Wednesday after Epiphany

Mark’s account of Jesus walking on the water and calming the storm is intriguing in today’s Gospel because it continues the account seen in yesterday‘s Gospel regarding the miracle of the multiplication of the loaves and fishes. Yesterday the story begins with Our Lord looking down compassionately on the crowds and wanting to provide for their needs. Today he sends the disciples across the sea, but even when he stays behind and goes off to pray he is keeping an eye on them. He sees them in difficulty and plans just “to pass by them”: was this a test? What was he expecting from the disciples?

In the end, when everything had settled down, Mark recalls that they had not understood the incident of the loaves and for that reason they were shocked by what had just happened. Perhaps Our Lord expected more faith and trust, and thought that just by passing by them on the water, after he’d just performed the miracle of the multiplication, they’d recognize him and his power and not be afraid. Instead, due to their ignorance and hardened hearts, they didn’t recognize him out on the water and panicked more, thinking death was near. Sometimes it’s easier to recognize Our Lord at work at calm moments and in broad daylight, but in turbulent and dark times we need a more robust faith that believes he is at work even when it’s not clear to us.

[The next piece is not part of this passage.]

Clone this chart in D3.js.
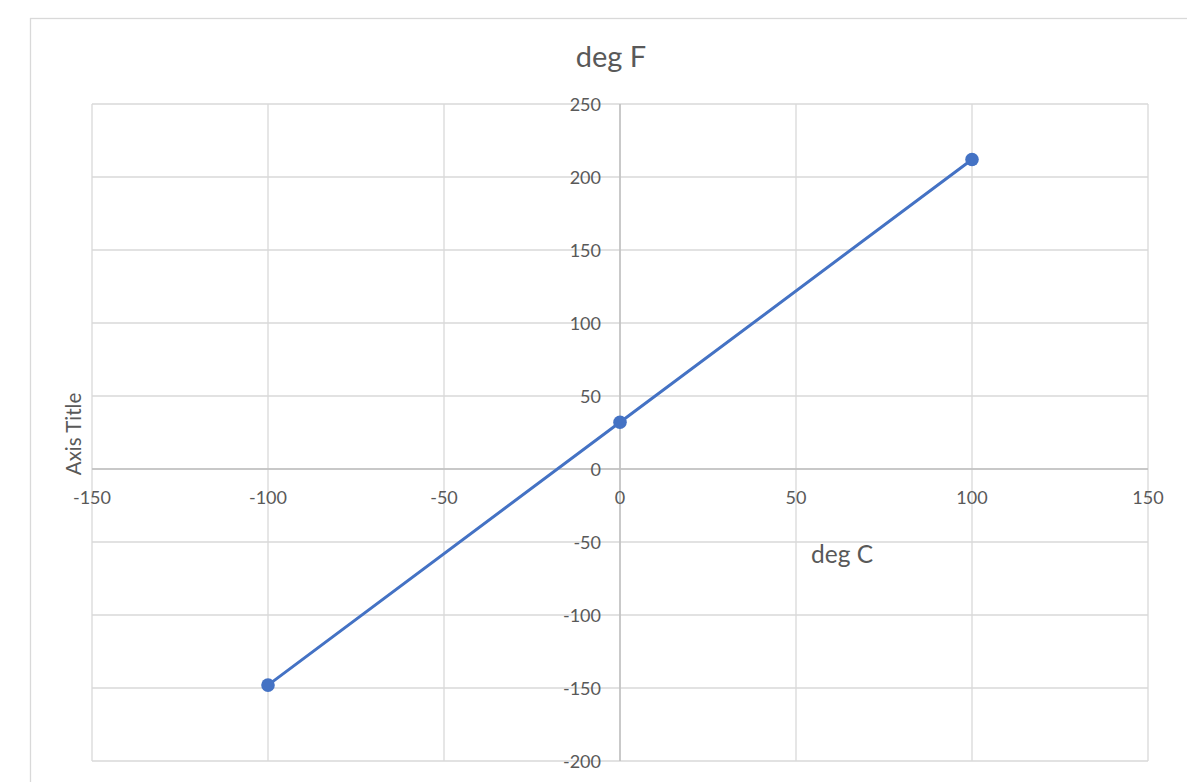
<!DOCTYPE html>
<html><head><meta charset="utf-8">
<script src="https://cdn.jsdelivr.net/npm/d3@7"></script>
<style>body{margin:0;background:#fff;} svg{display:block;font-family:Lato,"Open Sans",sans-serif;}</style>
</head><body>
<svg id="c" width="1187" height="782"></svg>
<script>
const celsius = [-100, 0, 100];
const fahrenheit = [-148, 32, 212];
const xTicks = [-150, -100, -50, 0, 50, 100, 150];
const yTicks = [-200, -150, -100, -50, 0, 50, 100, 150, 200, 250];
const chartTitle = "deg F";
const xTitle = "deg C";
const yTitle = "Axis Title";

const svg = d3.select("#c");
const x = d3.scaleLinear().domain([-150, 150]).range([92, 1148]);
const y = d3.scaleLinear().domain([-200, 250]).range([761, 104]);
const textCol = "#595959";

// chart area border
svg.append("rect").attr("x", 30.5).attr("y", 18.5).attr("width", 1200).attr("height", 800)
  .attr("fill", "none").attr("stroke", "#d9d9d9").attr("stroke-width", 1.3);

// gridlines
const g = svg.append("g");
g.selectAll(".vg").data(xTicks).join("line")
  .attr("x1", d => x(d)).attr("x2", d => x(d)).attr("y1", y(250)).attr("y2", y(-200))
  .attr("stroke", "#d9d9d9").attr("stroke-width", 1.3);
g.selectAll(".hg").data(yTicks).join("line")
  .attr("x1", x(-150)).attr("x2", x(150)).attr("y1", d => y(d)).attr("y2", d => y(d))
  .attr("stroke", "#d9d9d9").attr("stroke-width", 1.3);

// axes lines at zero
svg.append("line").attr("x1", x(-150)).attr("x2", x(150)).attr("y1", y(0)).attr("y2", y(0))
  .attr("stroke", "#bfbfbf").attr("stroke-width", 1.5);
svg.append("line").attr("x1", x(0)).attr("x2", x(0)).attr("y1", y(250)).attr("y2", y(-200))
  .attr("stroke", "#bfbfbf").attr("stroke-width", 1.5);

// tick labels
svg.selectAll(".xt").data(xTicks).join("text")
  .attr("x", d => x(d)).attr("y", y(0) + 35).attr("text-anchor", "middle")
  .attr("font-size", 18).attr("fill", textCol).text(d => d);
svg.selectAll(".yt").data(yTicks).join("text")
  .attr("x", x(0) - 19).attr("y", d => y(d) + 6.5).attr("text-anchor", "end")
  .attr("font-size", 18).attr("fill", textCol).text(d => d);

// series
const pts = celsius.map((c, i) => [c, fahrenheit[i]]);
svg.append("path").datum(pts)
  .attr("d", d3.line().x(d => x(d[0])).y(d => y(d[1])))
  .attr("fill", "none").attr("stroke", "#4472c4").attr("stroke-width", 3).attr("stroke-linecap", "round");
svg.selectAll(".pt").data(pts).join("circle")
  .attr("cx", d => x(d[0])).attr("cy", d => y(d[1])).attr("r", 6.8).attr("fill", "#4472c4");

// titles
svg.append("text").attr("x", 611).attr("y", 67).attr("text-anchor", "middle")
  .attr("font-size", 29).attr("fill", textCol).text(chartTitle);
svg.append("text").attr("x", 811).attr("y", 563).attr("text-anchor", "start")
  .attr("font-size", 24.5).attr("fill", textCol).text(xTitle);
svg.append("text").attr("transform", "translate(81,434) rotate(-90)").attr("text-anchor", "middle")
  .attr("font-size", 20.5).attr("fill", textCol).text(yTitle);
</script>
</body></html>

Before Our Lord’s Incarnation and birth mankind was in darkness and on stormy waters, and we’d only retained a faint awareness of God’s presence, but as something unsure and at a distance. In becoming flesh Our Lord has gotten into the boat of life with us. He’s still close. Let’s open our hearts to him and foster the faith that helps us see him at work.

Readings: 1 John 4:11–18; Psalm 72:1–2, 10, 12–13; Mark 6:45–52. See also 13th Week in Ordinary Time, Tuesday.

Tuesday after Epiphany

Today’s Gospel reminds us why Christmas happened at all. The compassionate gaze of Our Lord is the same as the one he had from Heaven when he saw his creation lost and disoriented by sin, hungering for meaning in their lives. Even now back at the Father’s right hand he directs that same compassionate gaze toward us. Maybe we don’t see him seated before us and teaching us, speaking quietly to his disciples and asking them to take care of us too, but in every celebration of the Eucharist the same thing happens.

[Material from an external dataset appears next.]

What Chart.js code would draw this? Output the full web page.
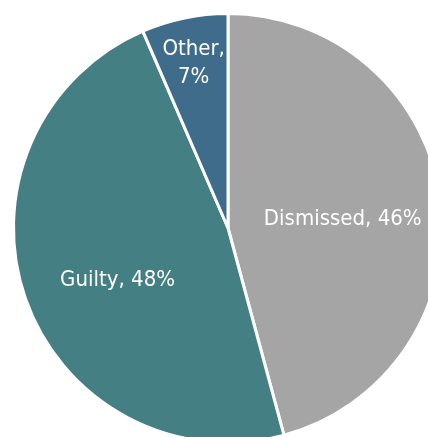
<!DOCTYPE HTML>
<html>
  <head>
    <script src="https://cdn.jsdelivr.net/npm/chart.js"></script>
    <style>
      body { margin: 0; overflow: hidden; background: #fff; }
    </style>
  </head>
  <body>
    <div style="position: absolute; left: 0; top: 0; width: 456px; height: 456px;">
      <canvas id="pie-chart" width="456" height="456"></canvas>
    </div>

    <script>
      const categories = ['Dismissed', 'Guilty', 'Other'];
      const shares = [45.8, 47.7, 6.5];
      const percent_labels = ['46%', '48%', '7%'];
      const colors = ['#A5A5A5', '#447F83', '#3F6C8B'];

      // label placement inside each slice: [fraction of radius, dx, dy]
      const label_place = [[0.535, 1, 6], [0.57, 5, 12], [0.79, 0, 1]];

      const slice_labels = {
        id: 'slice_labels',
        afterDatasetsDraw(chart) {
          const ctx = chart.ctx;
          const arcs = chart.getDatasetMeta(0).data;
          ctx.save();
          ctx.fillStyle = '#ffffff';
          ctx.font = '22px "DejaVu Sans Condensed", "DejaVu Sans"';
          ctx.textAlign = 'center';
          ctx.textBaseline = 'middle';
          arcs.forEach(function(arc, i) {
            const mid = (arc.startAngle + arc.endAngle) / 2;
            const r = arc.outerRadius * label_place[i][0];
            const x = arc.x + Math.cos(mid) * r + label_place[i][1];
            const y = arc.y + Math.sin(mid) * r + label_place[i][2];
            const text = categories[i] + ', ' + percent_labels[i];
            if (i == 2) {
              ctx.fillText(categories[i] + ',', x, y - 14);
              ctx.fillText(percent_labels[i], x, y + 14);
            } else {
              ctx.fillText(text, x, y);
            }
          });
          ctx.restore();
        }
      };

      const pie_context = document.getElementById("pie-chart");
      pie_chart = new Chart(pie_context, {
        type: 'pie',
        data: {
          labels: categories,
          datasets: [{
            data: shares,
            backgroundColor: colors,
            borderColor: '#ffffff',
            borderWidth: 3
          }]
        },
        options: {
          responsive: false,
          animation: false,
          layout: { padding: 12 },
          plugins: {
            legend: { display: false },
            tooltip: { enabled: false }
          }
        },
        plugins: [slice_labels]
      });
    </script>
  </body>
</html>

In parishes and chapels throughout the world we all form small groups of believers, but all those groups are gathered around Christ, who through the Blessed Sacrament is able to be with all of us. The Word of God is read and its meaning explained by bishops, priests, and deacons who’ve been entrusted with continuing Our Lord’s mission to preach the Gospel and to care for his flock. Simple bread and wine become the Body and Blood of Christ, the Bread of Life that eventually will end all hunger in us and satisfies our deepest needs.

A few days of the Christmas season remain. Let’s show our gratitude for Our Lord’s compassion by being his instruments of compassion to those we know who are in spiritual or material need.

Readings: 1 John 4:7–10; Psalm 72:1–2, 3–4, 7–8; Mark 6:34–44. See also 1st Week of Advent, Wednesday and 2nd Week of Easter, Friday.

Monday after Epiphany

The readings in this last week of the Christmas season bask in the glow of Christ as the light of the nations, something underscored on the Feast of the Epiphany of the Lord. In today’s Gospel John the Baptist’s mission is ending and Our Lord’s is beginning, but they are one and the same: to preach conversion and faith because the Kingdom of Heaven is at hand. John prepared the way; now the Lord has come.

John preached conversion and faith to people who knew in their hearts that it was needed, not just for the world, but for them. The Lord’s phase of the mission is not just characterized by awakening consciences, but by showing the power of God. People not only received teaching and the Gospel, but physical healing to show the power of repentance and faith. Just as John had told the Pharisees, priests, and elders, they hadn’t seen anything yet. Now the Lord had come and proved John’s words were true.

If you didn’t live Advent well, it’s not too late to have Our Lord come with power into your life for Christmas and the new year. Clear a path for him in your heart and he will come and transform it.

Readings: 1 John 3:22–4:6; Psalm 2:7bc–8, 10; Matthew 4:12–17, 23–25.